Qu’est-ce qu’un étranger « remarquable » ? Le but n’est-il pas simplement de s’approprier des cerveaux et, désormais, des portefeuilles étrangers ?
Nous ne disposons même pas d’un bilan de la mise en œuvre de la carte compétences et talents. Même les rapporteurs soulignent ce problème, en faisant remarquer : « Toutefois, il conviendra de réévaluer ce dispositif à l’aune de l’évaluation de la carte compétences et talents lorsqu’un premier bilan sera possible. »
Enfin, même la commission Mazeaud pointe du doigt l’immigration choisie et la politique de quotas que le Président de la République souhaite tant instaurer depuis son arrivée au pouvoir.

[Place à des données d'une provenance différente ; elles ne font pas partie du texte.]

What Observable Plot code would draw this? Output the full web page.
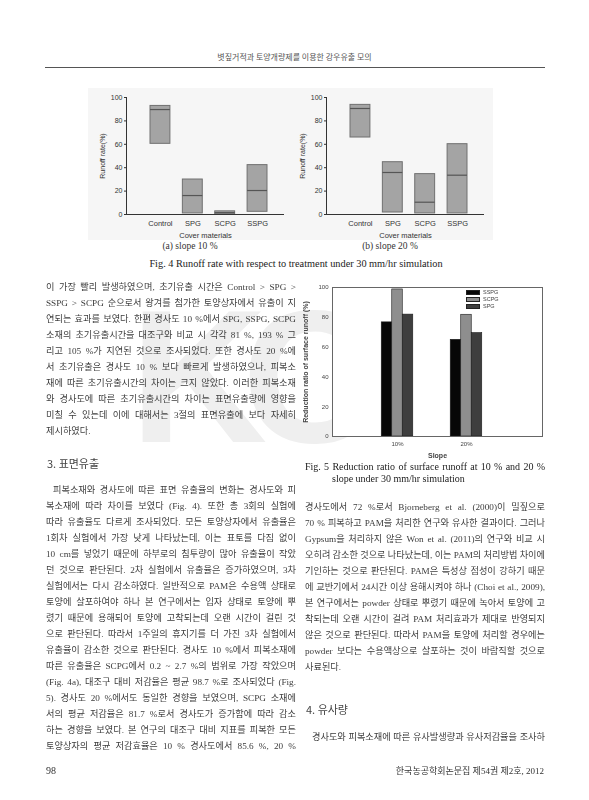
<!DOCTYPE html>
<html><head><meta charset="utf-8">
<script src="https://cdn.jsdelivr.net/npm/d3@7"></script>
<script src="https://cdn.jsdelivr.net/npm/@observablehq/plot@0.6"></script>
<style>
html,body{margin:0;padding:0;background:#fff;}
#page{position:relative;width:589px;height:800px;overflow:hidden;background:#fff;font-family:"Liberation Serif","Noto Sans CJK KR",serif;color:#3c3c3c;}
.abs{position:absolute;}
.col{position:absolute;font-size:9.2px;line-height:16px;}
.ln{height:16px;white-space:nowrap;text-align:left;}
.ln.j{text-align:justify;text-align-last:justify;}
.ln.ind{padding-left:7px;}
.head{position:absolute;font-family:"Noto Sans CJK KR",sans-serif;font-size:11px;line-height:16px;color:#444;}
.cap{font-family:"Liberation Serif",serif;color:#222;}
#wm{position:absolute;left:130px;top:285px;}
.leg{position:absolute;font-family:"Liberation Sans",sans-serif;font-size:5.5px;color:#444;line-height:7px;}
.leg .sw{display:inline-block;width:14px;height:4.5px;margin-right:3px;vertical-align:middle;border:0.5px solid #222;box-sizing:border-box;}
</style></head>
<body>
<div id="page">
  <canvas id="wm" width="240" height="220"></canvas>
  <div class="abs" style="left:0;width:589px;top:51px;text-align:center;font-family:'Noto Sans CJK KR',sans-serif;font-size:8px;line-height:12px;color:#555;">볏짚거적과 토양개량제를 이용한 강우유출 모의</div>
  <div class="abs" style="left:45px;top:67px;width:500px;height:1px;background:#555;"></div>

  <div id="fig4a" class="abs" style="left:88px;top:88px;"></div>
  <div id="fig4b" class="abs" style="left:288px;top:88px;"></div>
  <div class="abs cap" style="left:140px;width:100px;top:240px;text-align:center;font-size:9.5px;line-height:12px;color:#333;">(a) slope 10 %</div>
  <div class="abs cap" style="left:340px;width:100px;top:240px;text-align:center;font-size:9.5px;line-height:12px;color:#333;">(b) slope 20 %</div>
  <div class="abs cap" style="left:0;width:592px;top:258px;text-align:center;font-size:10.3px;line-height:12px;">Fig. 4 Runoff rate with respect to treatment under 30 mm/hr simulation</div>

  <div class="col" style="left:46px;top:279px;width:250px;">
    <div class="ln j"><span>이 가장 빨리 발생하였으며, 초기유출 시간은 Control &gt; SPG &gt;</span></div>
    <div class="ln j"><span>SSPG &gt; SCPG 순으로서 왕겨를 첨가한 토양상자에서 유출이 지</span></div>
    <div class="ln j"><span>연되는 효과를 보였다. 한편 경사도 10 %에서 SPG, SSPG, SCPG</span></div>
    <div class="ln j"><span>소재의 초기유출시간을 대조구와 비교 시 각각 81 %, 193 % 그</span></div>
    <div class="ln j"><span>리고 105 %가 지연된 것으로 조사되었다. 또한 경사도 20 %에</span></div>
    <div class="ln j"><span>서 초기유출은 경사도 10 % 보다 빠르게 발생하였으나, 피복소</span></div>
    <div class="ln j"><span>재에 따른 초기유출시간의 차이는 크지 않았다. 이러한 피복소재</span></div>
    <div class="ln j"><span>와 경사도에 따른 초기유출시간의 차이는 표면유출량에 영향을</span></div>
    <div class="ln j"><span>미칠 수 있는데 이에 대해서는 3절의 표면유출에 보다 자세히</span></div>
    <div class="ln"><span>제시하였다.</span></div>
  </div>
  <div class="head" style="left:47px;top:455px;">3. 표면유출</div>
  <div class="col" style="left:46px;top:482px;width:250px;">
    <div class="ln j ind"><span>피복소재와 경사도에 따른 표면 유출율의 변화는 경사도와 피</span></div>
    <div class="ln j"><span>복소재에 따라 차이를 보였다 (Fig. 4). 또한 총 3회의 실험에</span></div>
    <div class="ln j"><span>따라 유출율도 다르게 조사되었다. 모든 토양상자에서 유출율은</span></div>
    <div class="ln j"><span>1회차 실험에서 가장 낮게 나타났는데, 이는 표토를 다짐 없이</span></div>
    <div class="ln j"><span>10 cm를 넣었기 때문에 하부로의 침투량이 많아 유출율이 작았</span></div>
    <div class="ln j"><span>던 것으로 판단된다. 2차 실험에서 유출율은 증가하였으며, 3차</span></div>
    <div class="ln j"><span>실험에서는 다시 감소하였다. 일반적으로 PAM은 수용액 상태로</span></div>
    <div class="ln j"><span>토양에 살포하여야 하나 본 연구에서는 입자 상태로 토양에 뿌</span></div>
    <div class="ln j"><span>렸기 때문에 용해되어 토양에 고착되는데 오랜 시간이 걸린 것</span></div>
    <div class="ln j"><span>으로 판단된다. 따라서 1주일의 휴지기를 더 가진 3차 실험에서</span></div>
    <div class="ln j"><span>유출율이 감소한 것으로 판단된다. 경사도 10 %에서 피복소재에</span></div>
    <div class="ln j"><span>따른 유출율은 SCPG에서 0.2 ~ 2.7 %의 범위로 가장 작았으며</span></div>
    <div class="ln j"><span>(Fig. 4a), 대조구 대비 저감율은 평균 98.7 %로 조사되었다 (Fig.</span></div>
    <div class="ln j"><span>5). 경사도 20 %에서도 동일한 경향을 보였으며, SCPG 소재에</span></div>
    <div class="ln j"><span>서의 평균 저감율은 81.7 %로서 경사도가 증가함에 따라 감소</span></div>
    <div class="ln j"><span>하는 경향을 보였다. 본 연구의 대조구 대비 지표를 피복한 모든</span></div>
    <div class="ln j"><span>토양상자의 평균 저감효율은 10 % 경사도에서 85.6 %, 20 %</span></div>
  </div>

  <div id="fig5" class="abs" style="left:300px;top:282px;"></div>
  <div id="leg5" class="leg" style="left:466px;top:289px;"></div>
  <div class="abs cap" style="left:305px;top:461px;width:240px;font-size:10px;line-height:12px;">
    <div style="text-align:justify;text-align-last:justify;white-space:nowrap;">Fig. 5 Reduction ratio of surface runoff at 10 % and 20 %</div>
    <div style="padding-left:27px;white-space:nowrap;">slope under 30 mm/hr simulation</div>
  </div>
  <div class="col" style="left:305px;top:499px;width:240px;">
    <div class="ln j"><span>경사도에서 72 %로서 Bjorneberg et al. (2000)이 밀짚으로</span></div>
    <div class="ln j"><span>70 % 피복하고 PAM을 처리한 연구와 유사한 결과이다. 그러나</span></div>
    <div class="ln j"><span>Gypsum을 처리하지 않은 Won et al. (2011)의 연구와 비교 시</span></div>
    <div class="ln j"><span>오히려 감소한 것으로 나타났는데, 이는 PAM의 처리방법 차이에</span></div>
    <div class="ln j"><span>기인하는 것으로 판단된다. PAM은 특성상 점성이 강하기 때문</span></div>
    <div class="ln j"><span>에 교반기에서 24시간 이상 용해시켜야 하나 (Choi et al., 2009),</span></div>
    <div class="ln j"><span>본 연구에서는 powder 상태로 뿌렸기 때문에 녹아서 토양에 고</span></div>
    <div class="ln j"><span>착되는데 오랜 시간이 걸려 PAM 처리효과가 제대로 반영되지</span></div>
    <div class="ln j"><span>않은 것으로 판단된다. 따라서 PAM을 토양에 처리할 경우에는</span></div>
    <div class="ln j"><span>powder 보다는 수용액상으로 살포하는 것이 바람직할 것으로</span></div>
    <div class="ln"><span>사료된다.</span></div>
  </div>
  <div class="head" style="left:306px;top:701px;">4. 유사량</div>
  <div class="col" style="left:305px;top:729px;width:240px;">
    <div class="ln j ind"><span>경사도와 피복소재에 따른 유사발생량과 유사저감율을 조사하</span></div>
  </div>

  <div class="abs" style="left:46px;top:765px;font-size:10px;line-height:12px;color:#333;">98</div>
  <div class="abs" style="left:300px;width:244px;top:765px;text-align:right;font-size:9px;line-height:12px;color:#333;">한국농공학회논문집 제54권 제2호, 2012</div>
</div>

<script>
// ---- Fig. 4 data: runoff rate (%) range and median per cover material ----
const materials = ["Control", "SPG", "SCPG", "SSPG"];
const runoff10Min = [60.4, 0.9, 0.2, 2.3];
const runoff10Med = [89.7, 16.2, 1.6, 20.5];
const runoff10Max = [92.8, 29.9, 2.7, 42.2];
const runoff20Min = [65.8, 1.7, 0.9, 0.9];
const runoff20Med = [90.6, 35.9, 10.5, 33.6];
const runoff20Max = [93.7, 44.7, 34.5, 60.1];
const runoffTicks = [0, 20, 40, 60, 80, 100];

// ---- Fig. 5 data: reduction ratio of surface runoff (%) ----
const slopes = ["10%", "20%"];
const reductionSeries = ["SSPG", "SCPG", "SPG"];
const reductionSSPG = [76.6, 64.9];
const reductionSCPG = [98.7, 81.7];
const reductionSPG = [81.8, 69.4];
const reductionTicks = [0, 20, 40, 60, 80, 100];
const reductionColors = ["#070707", "#8e8e8e", "#3e3e3e"];

// faint page watermark (raster, behind the text)
(function () {
  const c = document.getElementById("wm").getContext("2d");
  c.fillStyle = "#efefef";
  c.font = "bold 190px 'Liberation Sans', sans-serif";
  c.textBaseline = "top";
  c.fillText("K", 0, 10);
  c.fillText("C", 112, 10);
})();

function runoffChart(mins, meds, maxs) {
  const rows = materials.map((m, i) => ({material: m, lo: mins[i], mid: meds[i], hi: maxs[i]}));
  return Plot.plot({
    width: 205, height: 152,
    marginLeft: 38, marginRight: 9, marginTop: 9, marginBottom: 26,
    style: {background: "#f6f6f6", fontFamily: "Liberation Sans, Arial, sans-serif", color: "#333", overflow: "visible"},
    x: {type: "band", domain: materials, range: [62, 179], paddingInner: 0.385, paddingOuter: 0, round: false},
    y: {domain: [0, 100]},
    marks: [
      Plot.barY(rows, {x: "material", y1: "lo", y2: "hi", fill: "#a4a4a4", stroke: "#707070", strokeWidth: 1}),
      Plot.tickY(rows, {x: "material", y: "mid", stroke: "#555", strokeWidth: 1.2}),
      Plot.ruleY([0], {stroke: "#333"}),
      Plot.frame({anchor: "left", stroke: "#333"}),
      Plot.axisY({ticks: runoffTicks, tickSize: 2, tickPadding: 2, fontSize: 7, label: "Runoff rate(%)", labelAnchor: "center", labelArrow: "none", labelOffset: 26}),
      Plot.axisX({tickSize: 0, tickPadding: 6, fontSize: 7.5, label: "Cover materials", labelAnchor: "center", labelOffset: 23})
    ]
  });
}

document.getElementById("fig4a").appendChild(runoffChart(runoff10Min, runoff10Med, runoff10Max));
document.getElementById("fig4b").appendChild(runoffChart(runoff20Min, runoff20Med, runoff20Max));

const reductionValues = [reductionSSPG, reductionSCPG, reductionSPG];
const rows5 = slopes.flatMap((s, j) => reductionSeries.map((m, i) => ({slope: s, material: m, value: reductionValues[i][j]})));
const third = 10.5;
const fig5 = Plot.plot({
  width: 250, height: 180,
  marginLeft: 32, marginRight: 8, marginTop: 5, marginBottom: 26,
  style: {background: "transparent", fontFamily: "Liberation Sans, Arial, sans-serif", color: "#444", overflow: "visible"},
  x: {type: "band", domain: slopes, range: [81.25, 181.75], paddingInner: 0.543, paddingOuter: 0, round: false},
  y: {domain: [0, 100]},
  marks: [
    Plot.frame({fill: "#ffffff", stroke: "none"}),
    ...reductionSeries.map((m, i) => Plot.barY(rows5.filter(d => d.material === m), {
      x: "slope", y: "value", fill: reductionColors[i], stroke: "#1c1c1c", strokeWidth: 0.6,
      insetLeft: i * third, insetRight: (2 - i) * third
    })),
    Plot.frame({stroke: "#666"}),
    Plot.axisY({ticks: reductionTicks, tickSize: 0, tickPadding: 4, fontSize: 6, label: "Reduction ratio of surface runoff (%)", labelAnchor: "center", labelArrow: "none", labelOffset: 29}),
    Plot.axisX({tickSize: 0, tickPadding: 5, fontSize: 6, label: "Slope", labelAnchor: "center", labelOffset: 21})
  ]
});
d3.select(fig5).selectAll('[aria-label="y-axis label"], [aria-label="x-axis label"]').attr("font-weight", "bold").attr("font-size", 7);
document.getElementById("fig5").appendChild(fig5);

// legend built from the same series and colours
const leg = d3.select("#leg5");
reductionSeries.forEach((m, i) => {
  const row = leg.append("div");
  row.append("span").attr("class", "sw").style("background", reductionColors[i]);
  row.append("span").text(m);
});

// fit each justified text line to its column
document.querySelectorAll(".ln").forEach(div => {
  const span = div.firstElementChild;
  const cs = getComputedStyle(div);
  const avail = div.clientWidth - parseFloat(cs.paddingLeft);
  const w = span.getBoundingClientRect().width;
  if (w > avail) {
    span.style.display = "inline-block";
    span.style.transformOrigin = "0 0";
    span.style.transform = `scaleX(${avail / w})`;
    div.classList.remove("j");
  }
});
</script>
</body></html>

La commission estime ainsi que « les pouvoirs publics nationaux ne disposent pas d’un pouvoir discrétionnaire pour déterminer les flux » et qu’« une meilleure maîtrise de l’immigration doit être recherchée par des voies empiriques et multiformes, en étroite concertation avec nos partenaires européens et avec les pays d’origine, plutôt que dans les recettes radicales purement nationales ou des remèdes spectaculaires mais illusoires ».
L’article 32 se situe tout à fait dans cette logique de politique nationale de maîtrise discrétionnaire des flux migratoires, instaurée par la loi de 2003, poussée à l’extrême par les lois de 2006 avec la création de la carte compétences et talents et la loi de 2007 limitant le regroupement familial.
Voilà pourquoi nous demandons, d’une part, la suppression de l’article 32 du projet de loi avec l’amendement n° 502 et, d’autre part, l’abrogation des articles relatifs à la carte compétences et talents du code de l’entrée et du séjour des étrangers et du droit d’asile avec notre amendement n° 871.